• **Problem details**
An exact copy of all the data is required, with pictures left out.

— Start of Recorded information —

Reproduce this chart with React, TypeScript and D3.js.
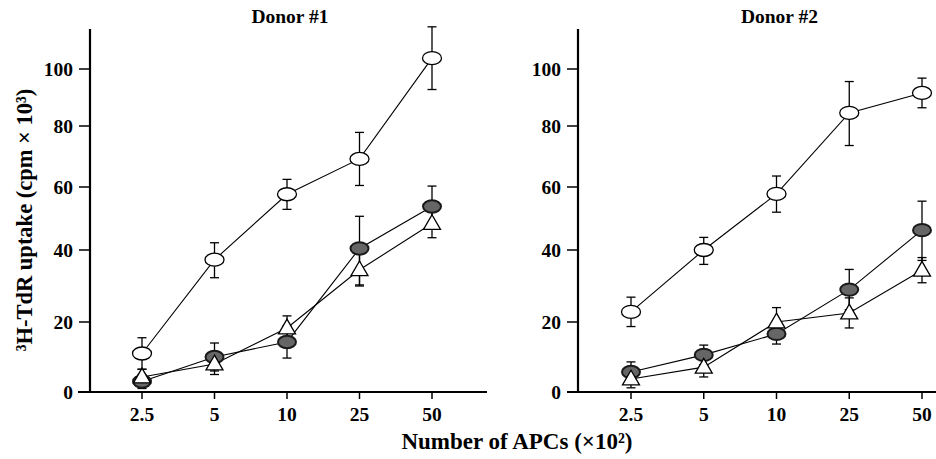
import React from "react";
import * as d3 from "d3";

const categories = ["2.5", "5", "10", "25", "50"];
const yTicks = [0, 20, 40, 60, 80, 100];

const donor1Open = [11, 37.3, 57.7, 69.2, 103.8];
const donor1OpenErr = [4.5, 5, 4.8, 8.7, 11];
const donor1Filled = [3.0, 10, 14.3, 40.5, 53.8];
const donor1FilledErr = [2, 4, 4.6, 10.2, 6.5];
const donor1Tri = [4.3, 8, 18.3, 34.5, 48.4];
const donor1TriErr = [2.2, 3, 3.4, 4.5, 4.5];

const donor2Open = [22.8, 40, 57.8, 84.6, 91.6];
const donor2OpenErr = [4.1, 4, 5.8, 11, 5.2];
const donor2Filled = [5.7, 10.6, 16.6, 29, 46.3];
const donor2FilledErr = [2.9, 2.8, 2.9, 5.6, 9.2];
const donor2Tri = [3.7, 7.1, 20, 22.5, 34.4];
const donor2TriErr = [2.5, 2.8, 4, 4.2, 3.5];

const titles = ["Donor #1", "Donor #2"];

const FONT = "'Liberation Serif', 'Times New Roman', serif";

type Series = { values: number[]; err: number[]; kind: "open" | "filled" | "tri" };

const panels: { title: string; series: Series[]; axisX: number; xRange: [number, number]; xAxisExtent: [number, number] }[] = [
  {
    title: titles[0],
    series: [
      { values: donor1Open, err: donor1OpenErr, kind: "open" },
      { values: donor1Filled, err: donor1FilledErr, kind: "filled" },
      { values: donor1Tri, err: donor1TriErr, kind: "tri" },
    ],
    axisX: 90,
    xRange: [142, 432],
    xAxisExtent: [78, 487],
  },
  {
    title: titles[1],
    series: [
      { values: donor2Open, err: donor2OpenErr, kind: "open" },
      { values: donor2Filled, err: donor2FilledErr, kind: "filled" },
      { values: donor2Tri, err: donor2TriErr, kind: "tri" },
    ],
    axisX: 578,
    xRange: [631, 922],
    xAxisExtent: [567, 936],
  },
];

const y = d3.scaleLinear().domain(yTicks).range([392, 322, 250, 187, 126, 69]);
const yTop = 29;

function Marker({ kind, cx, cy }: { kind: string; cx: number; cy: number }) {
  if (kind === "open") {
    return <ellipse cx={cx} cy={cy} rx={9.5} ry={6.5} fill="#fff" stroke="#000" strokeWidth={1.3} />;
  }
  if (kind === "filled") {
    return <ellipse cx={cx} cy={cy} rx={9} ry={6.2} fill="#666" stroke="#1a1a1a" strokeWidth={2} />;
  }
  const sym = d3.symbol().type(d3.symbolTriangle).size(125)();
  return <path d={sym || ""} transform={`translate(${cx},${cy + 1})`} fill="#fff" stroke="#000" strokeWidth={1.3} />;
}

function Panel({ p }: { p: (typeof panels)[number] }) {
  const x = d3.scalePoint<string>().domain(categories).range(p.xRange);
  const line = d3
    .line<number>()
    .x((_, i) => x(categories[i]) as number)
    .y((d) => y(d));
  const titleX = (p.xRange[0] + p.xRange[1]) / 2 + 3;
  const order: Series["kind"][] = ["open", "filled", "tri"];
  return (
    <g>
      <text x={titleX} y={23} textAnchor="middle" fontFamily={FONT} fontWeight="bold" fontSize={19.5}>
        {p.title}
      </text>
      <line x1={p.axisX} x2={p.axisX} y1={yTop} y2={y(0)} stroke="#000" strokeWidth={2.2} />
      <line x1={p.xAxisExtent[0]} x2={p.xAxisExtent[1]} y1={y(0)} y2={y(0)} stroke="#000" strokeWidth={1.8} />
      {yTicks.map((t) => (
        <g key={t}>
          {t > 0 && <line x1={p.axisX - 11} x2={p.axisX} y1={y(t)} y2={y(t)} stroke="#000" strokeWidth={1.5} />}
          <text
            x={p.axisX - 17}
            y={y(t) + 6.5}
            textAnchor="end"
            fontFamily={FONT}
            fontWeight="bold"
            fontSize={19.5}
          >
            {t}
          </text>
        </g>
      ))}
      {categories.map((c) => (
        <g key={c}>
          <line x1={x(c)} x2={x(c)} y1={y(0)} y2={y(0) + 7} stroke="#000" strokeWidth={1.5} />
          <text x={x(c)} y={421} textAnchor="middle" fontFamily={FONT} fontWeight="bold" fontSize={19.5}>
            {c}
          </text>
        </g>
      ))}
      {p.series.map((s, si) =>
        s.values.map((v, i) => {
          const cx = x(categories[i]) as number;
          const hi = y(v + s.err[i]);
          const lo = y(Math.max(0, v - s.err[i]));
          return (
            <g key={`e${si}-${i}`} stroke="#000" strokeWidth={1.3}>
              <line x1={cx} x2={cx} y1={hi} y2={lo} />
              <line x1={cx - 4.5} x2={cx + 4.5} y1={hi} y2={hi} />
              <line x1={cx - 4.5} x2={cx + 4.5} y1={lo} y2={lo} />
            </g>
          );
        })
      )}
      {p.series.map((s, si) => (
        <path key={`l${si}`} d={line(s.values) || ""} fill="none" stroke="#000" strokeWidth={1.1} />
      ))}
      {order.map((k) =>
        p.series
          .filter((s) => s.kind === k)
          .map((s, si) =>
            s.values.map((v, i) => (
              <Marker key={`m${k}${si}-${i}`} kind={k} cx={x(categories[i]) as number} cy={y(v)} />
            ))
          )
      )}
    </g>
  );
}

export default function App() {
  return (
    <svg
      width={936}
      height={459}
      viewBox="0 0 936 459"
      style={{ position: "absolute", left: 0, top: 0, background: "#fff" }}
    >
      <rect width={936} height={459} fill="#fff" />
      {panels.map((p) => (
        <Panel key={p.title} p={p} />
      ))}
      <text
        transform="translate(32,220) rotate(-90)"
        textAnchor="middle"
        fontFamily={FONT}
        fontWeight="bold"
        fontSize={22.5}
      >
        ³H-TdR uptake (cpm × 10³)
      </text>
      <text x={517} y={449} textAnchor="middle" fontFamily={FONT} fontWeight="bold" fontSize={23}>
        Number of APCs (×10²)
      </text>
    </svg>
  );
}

— End of Recorded information —

• **Right answer**
Reproduce this chart with React, TypeScript and D3.js.
import React from "react";
import * as d3 from "d3";

const categories = ["2.5", "5", "10", "25", "50"];
const yTicks = [0, 20, 40, 60, 80, 100];

const donor1Open = [11, 37.3, 57.7, 69.2, 103.8];
const donor1OpenErr = [4.5, 5, 4.8, 8.7, 11];
const donor1Filled = [3.0, 10, 14.3, 40.5, 53.8];
const donor1FilledErr = [2, 4, 4.6, 10.2, 6.5];
const donor1Tri = [4.3, 8, 18.3, 34.5, 48.4];
const donor1TriErr = [2.2, 3, 3.4, 4.5, 4.5];

const donor2Open = [22.8, 40, 57.8, 84.6, 91.6];
const donor2OpenErr = [4.1, 4, 5.8, 11, 5.2];
const donor2Filled = [5.7, 10.6, 16.6, 29, 46.3];
const donor2FilledErr = [2.9, 2.8, 2.9, 5.6, 9.2];
const donor2Tri = [3.7, 7.1, 20, 22.5, 34.4];
const donor2TriErr = [2.5, 2.8, 4, 4.2, 3.5];

const titles = ["Donor #1", "Donor #2"];

const FONT = "'Liberation Serif', 'Times New Roman', serif";

type Series = { values: number[]; err: number[]; kind: "open" | "filled" | "tri" };

const panels: { title: string; series: Series[]; axisX: number; xRange: [number, number]; xAxisExtent: [number, number] }[] = [
  {
    title: titles[0],
    series: [
      { values: donor1Open, err: donor1OpenErr, kind: "open" },
      { values: donor1Filled, err: donor1FilledErr, kind: "filled" },
      { values: donor1Tri, err: donor1TriErr, kind: "tri" },
    ],
    axisX: 90,
    xRange: [142, 432],
    xAxisExtent: [78, 487],
  },
  {
    title: titles[1],
    series: [
      { values: donor2Open, err: donor2OpenErr, kind: "open" },
      { values: donor2Filled, err: donor2FilledErr, kind: "filled" },
      { values: donor2Tri, err: donor2TriErr, kind: "tri" },
    ],
    axisX: 578,
    xRange: [631, 922],
    xAxisExtent: [567, 936],
  },
];

const y = d3.scaleLinear().domain(yTicks).range([392, 322, 250, 187, 126, 69]);
const yTop = 29;

function Marker({ kind, cx, cy }: { kind: string; cx: number; cy: number }) {
  if (kind === "open") {
    return <ellipse cx={cx} cy={cy} rx={9.5} ry={6.5} fill="#fff" stroke="#000" strokeWidth={1.3} />;
  }
  if (kind === "filled") {
    return <ellipse cx={cx} cy={cy} rx={9} ry={6.2} fill="#666" stroke="#1a1a1a" strokeWidth={2} />;
  }
  const sym = d3.symbol().type(d3.symbolTriangle).size(125)();
  return <path d={sym || ""} transform={`translate(${cx},${cy + 1})`} fill="#fff" stroke="#000" strokeWidth={1.3} />;
}

function Panel({ p }: { p: (typeof panels)[number] }) {
  const x = d3.scalePoint<string>().domain(categories).range(p.xRange);
  const line = d3
    .line<number>()
    .x((_, i) => x(categories[i]) as number)
    .y((d) => y(d));
  const titleX = (p.xRange[0] + p.xRange[1]) / 2 + 3;
  const order: Series["kind"][] = ["open", "filled", "tri"];
  return (
    <g>
      <text x={titleX} y={23} textAnchor="middle" fontFamily={FONT} fontWeight="bold" fontSize={19.5}>
        {p.title}
      </text>
      <line x1={p.axisX} x2={p.axisX} y1={yTop} y2={y(0)} stroke="#000" strokeWidth={2.2} />
      <line x1={p.xAxisExtent[0]} x2={p.xAxisExtent[1]} y1={y(0)} y2={y(0)} stroke="#000" strokeWidth={1.8} />
      {yTicks.map((t) => (
        <g key={t}>
          {t > 0 && <line x1={p.axisX - 11} x2={p.axisX} y1={y(t)} y2={y(t)} stroke="#000" strokeWidth={1.5} />}
          <text
            x={p.axisX - 17}
            y={y(t) + 6.5}
            textAnchor="end"
            fontFamily={FONT}
            fontWeight="bold"
            fontSize={19.5}
          >
            {t}
          </text>
        </g>
      ))}
      {categories.map((c) => (
        <g key={c}>
          <line x1={x(c)} x2={x(c)} y1={y(0)} y2={y(0) + 7} stroke="#000" strokeWidth={1.5} />
          <text x={x(c)} y={421} textAnchor="middle" fontFamily={FONT} fontWeight="bold" fontSize={19.5}>
            {c}
          </text>
        </g>
      ))}
      {p.series.map((s, si) =>
        s.values.map((v, i) => {
          const cx = x(categories[i]) as number;
          const hi = y(v + s.err[i]);
          const lo = y(Math.max(0, v - s.err[i]));
          return (
            <g key={`e${si}-${i}`} stroke="#000" strokeWidth={1.3}>
              <line x1={cx} x2={cx} y1={hi} y2={lo} />
              <line x1={cx - 4.5} x2={cx + 4.5} y1={hi} y2={hi} />
              <line x1={cx - 4.5} x2={cx + 4.5} y1={lo} y2={lo} />
            </g>
          );
        })
      )}
      {p.series.map((s, si) => (
        <path key={`l${si}`} d={line(s.values) || ""} fill="none" stroke="#000" strokeWidth={1.1} />
      ))}
      {order.map((k) =>
        p.series
          .filter((s) => s.kind === k)
          .map((s, si) =>
            s.values.map((v, i) => (
              <Marker key={`m${k}${si}-${i}`} kind={k} cx={x(categories[i]) as number} cy={y(v)} />
            ))
          )
      )}
    </g>
  );
}

export default function App() {
  return (
    <svg
      width={936}
      height={459}
      viewBox="0 0 936 459"
      style={{ position: "absolute", left: 0, top: 0, background: "#fff" }}
    >
      <rect width={936} height={459} fill="#fff" />
      {panels.map((p) => (
        <Panel key={p.title} p={p} />
      ))}
      <text
        transform="translate(32,220) rotate(-90)"
        textAnchor="middle"
        fontFamily={FONT}
        fontWeight="bold"
        fontSize={22.5}
      >
        ³H-TdR uptake (cpm × 10³)
      </text>
      <text x={517} y={449} textAnchor="middle" fontFamily={FONT} fontWeight="bold" fontSize={23}>
        Number of APCs (×10²)
      </text>
    </svg>
  );
}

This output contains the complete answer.